While 3DHF devices had the best results in both illumination formats, they also required the longest time to detect 1000 particles, 3× over the parabolic flow devices pre-optimization and 11× when optimized for signal. This should be considered for clinical application. If time is short in a clinical setting, utilizing a parabolic flow device could be judged a suitable compromise in time saved and sufficient accuracy. The 3DHF design also has the most steps involved in its fabrication process.

While the side-illuminated devices had the best signal performance, the practical matter of aligning and butt-coupling a fiber laser source to the excitation ridge waveguide will add time to the test procedure. The advantage of the top-illumination format would be the greater alignment tolerance of a window or series of windows under a laser beam spread by an objective lens. While the signal would be weaker, a top-illuminated 3DHF device would feature the signal with the least variance relative to signal strength given the previously demonstrated hydrodynamic focusing capability [20]. The optimized side-illuminated/3DHF design would have the lowest CV of the simulated designs if a 1µm-high focused sample stream is attained.

It should also be noted that these simulations were done with a 0.2 µm-diameter bead as the analyte, which would be the fluorescence emissions equivalent of multiple fluorophores. During a test procedure in which pathogens are detected, the targets would be marked with one of a variety of fluorophore types. Common fluorophore dyes for sensing are Cy3 and Cy5. These are families of molecules made from cyanine chemical chains [26]. There are many other commercial dyes used, but their chemical structures are proprietary. Another small fluorescing analyte is the quantum dot, which is a semiconductor crystalline particle (tens of nanometers in scale) which can be designed for specific absorption/emission wavelengths [27].

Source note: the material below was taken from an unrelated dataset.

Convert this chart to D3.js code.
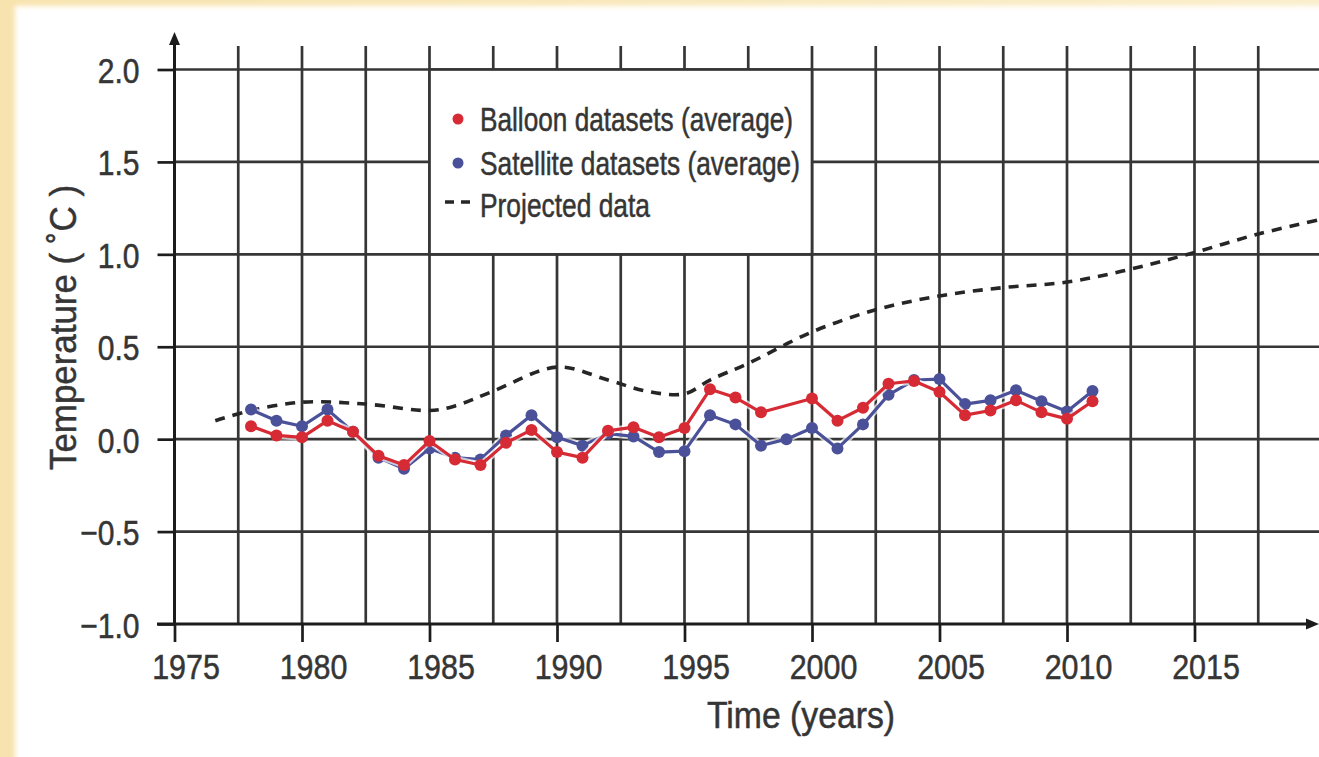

Nucleotide targets are commonly tagged with either an intercalating dye or a molecular beacon. Intercalating dyes are used when the test requires a high density of fluorophores on the target to emit a larger amplitude of fluorescence, but this method is not target-specific when other molecules are present [28]. Molecular beacons are quenched fluorophores attached to a fabricated oligonucleotide sequence; this sequence will bond with its complementary target, and the fluorophore becomes unquenched [29]. This method is target-specific, but will have a lower fluorescence amplitude than the intercalating dye method. Additionally, dyes are reported to be attachable to single proteins, bypassing the need bond with target nucleotide sequences [1]. The number of fluorophore molecules of these biosensing exercises will result in a reduced signal magnitude compared with the larger fluorescent beads.

7. Conclusions

In this study, we outlined the uses and operation of the optofluidic biosensor device as well as how they are fabricated. Using physical tests of devices, we validated a mathematical model and projected how an array of design variations would perform in signal magnitude and variance. Using the simulated projections, we found that the side-illuminated 3DHF design has the best signal performance, but at a cost of slightly increased fabrication complexity and longer clinical test times. The parabolic flow-regime devices will pass the biosample through the ER in a shorter test time than the hydrodynamically focusing devices. These operational differences do allow clinicians options for testing based on the scenario presented to them.